As you may have heard, Boise State just got slapped with a potential lack of institutional control violation by the NCAA.
We'll get to Boise State in a moment. First, though, a review of the compliance fail situation at Ohio State: Players do blatantly, flagrantly NCAA-illegal activities, Tressel is made aware of them, Tressel plays them in bowl game anyway, Tressel is caught, Tressel lies about it, Tressel is caught lying, Tressel lies a second time, Tressel is caught lying again, the NCAA sends its Notice of Allegations, which goes not an inch further than what is already conclusively established.
Now, Boise State: The tennis coach does something blatantly, flagrantly NCAA-illegal, the football team provides basic necessities for recruits, and the NCAA sends its Notice of Allegations, which includes a lack of institutional control.

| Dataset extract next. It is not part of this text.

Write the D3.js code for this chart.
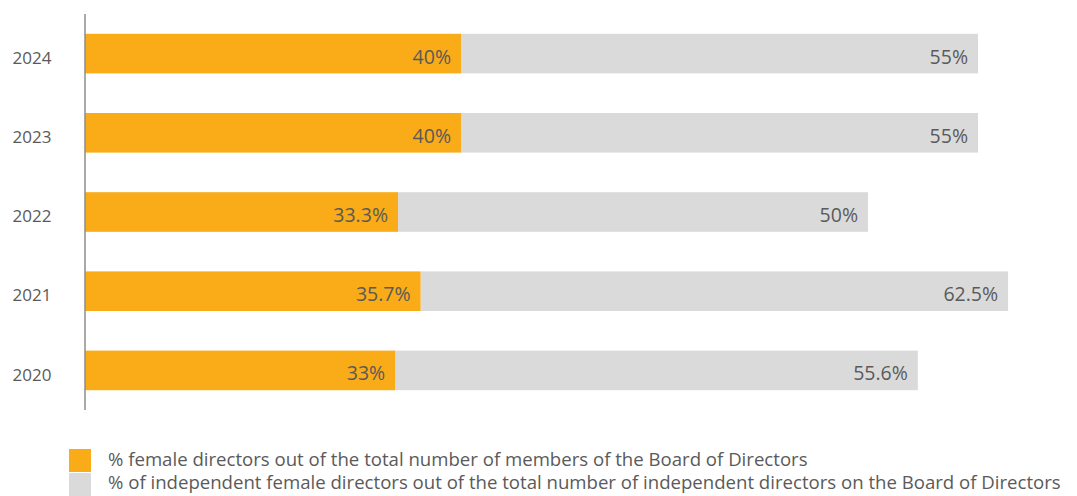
<!DOCTYPE html>
<html>
<head>
<meta charset="utf-8">
<script src="https://cdn.jsdelivr.net/npm/d3@7"></script>
<style>
  html, body { margin: 0; padding: 0; background: #fff; }
  svg { display: block; font-family: "Open Sans", "Noto Sans", sans-serif; }
</style>
</head>
<body>
<svg id="chart" width="1077" height="496"></svg>
<script>
// Board composition by year
const years = ["2024", "2023", "2022", "2021", "2020"];
const femaleShare = [40, 40, 33.3, 35.7, 33];
const independentFemaleShare = [55, 55, 50, 62.5, 55.6];
const femaleLabels = ["40%", "40%", "33.3%", "35.7%", "33%"];
const independentLabels = ["55%", "55%", "50%", "62.5%", "55.6%"];
const legendLabels = [
  "% female directors out of the total number of members of the Board of Directors",
  "% of independent female directors out of the total number of independent directors on the Board of Directors"
];

const colors = ["#f9ab18", "#dadada"];
const textColor = "#5a5a5a";

const svg = d3.select("#chart");

const x = d3.scaleLinear().domain([0, 100]).range([85, 1025]);
const y = d3.scaleBand().domain(years).range([14, 410]).paddingInner(0.5).paddingOuter(0.25);

const rows = years.map((yr, i) => ({
  year: yr,
  a: femaleShare[i],
  b: independentFemaleShare[i],
  la: femaleLabels[i],
  lb: independentLabels[i]
}));

const g = svg.append("g");

// stacked segments: female share first, independent share after it
g.selectAll("rect.seg-b").data(rows).join("rect")
  .attr("class", "seg-b")
  .attr("x", d => x(d.a))
  .attr("y", d => y(d.year))
  .attr("width", d => x(d.a + d.b) - x(d.a))
  .attr("height", y.bandwidth())
  .attr("fill", colors[1]);

g.selectAll("rect.seg-a").data(rows).join("rect")
  .attr("class", "seg-a")
  .attr("x", x(0))
  .attr("y", d => y(d.year))
  .attr("width", d => x(d.a) - x(0))
  .attr("height", y.bandwidth())
  .attr("fill", colors[0]);

// value labels at the end of each segment
g.selectAll("text.lab-a").data(rows).join("text")
  .attr("class", "lab-a")
  .attr("x", d => x(d.a) - 10)
  .attr("y", d => y(d.year) + y.bandwidth() / 2 + 10)
  .attr("text-anchor", "end")
  .attr("font-size", 19.5)
  .attr("fill", textColor)
  .text(d => d.la);

g.selectAll("text.lab-b").data(rows).join("text")
  .attr("class", "lab-b")
  .attr("x", d => x(d.a + d.b) - 10)
  .attr("y", d => y(d.year) + y.bandwidth() / 2 + 10)
  .attr("text-anchor", "end")
  .attr("font-size", 19.5)
  .attr("fill", textColor)
  .text(d => d.lb);

// category axis
const yAxis = d3.axisLeft(y).tickSize(0).tickPadding(0);
const ax = svg.append("g").attr("transform", `translate(${x(0)},0)`).call(yAxis);
ax.select(".domain").remove();
ax.selectAll("text")
  .attr("x", -53)
  .attr("dy", "0.6em")
  .attr("text-anchor", "middle")
  .attr("font-size", 17)
  .attr("font-family", "\"Open Sans\", \"Noto Sans\", sans-serif")
  .attr("fill", textColor);

svg.append("line")
  .attr("x1", x(0)).attr("x2", x(0))
  .attr("y1", 14).attr("y2", 410)
  .attr("stroke", "#8c8c8c")
  .attr("stroke-width", 1.5);

// legend
const legend = svg.append("g").attr("transform", "translate(69,449)");
const items = legend.selectAll("g").data(legendLabels).join("g")
  .attr("transform", (d, i) => `translate(0,${i * 24})`);
items.append("rect")
  .attr("width", 22).attr("height", 23)
  .attr("fill", (d, i) => colors[i]);
items.append("text")
  .attr("x", 39).attr("y", (d, i) => i === 0 ? 17 : 16)
  .attr("font-size", 18.6)
  .attr("fill", textColor)
  .text(d => d);
</script>
</body>
</html>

Am I oversimplifying? Yes, and no. Yes, in the sense that what the Boise State tennis coach did (playing a non-collegiate athlete) was about as bad as it gets. But no, because in both instances what the NCAA is really attacking with their response is one egregiously stupid, willful violation. I suppose the Boise State tennis coach was technically worse than Jim Tressel, in the sense that Tressel didn't strap a helmet on Vince Young and pretend he was Terrelle Pryor, but beyond that, it seems to me a distinction without a difference.
These were blatant, willful, knowing violations. The only real difference is that with Boise State, the NCAA took the egregious violation and tacked on a bunch of crap you'd be surprised to hear a school self-reported: "Uh, we think Kellen Moore provided a couch for a recruit to sleep on. Also, too: It's possible the recruit used Mr. Moore's toilet paper when he dropped a deuce."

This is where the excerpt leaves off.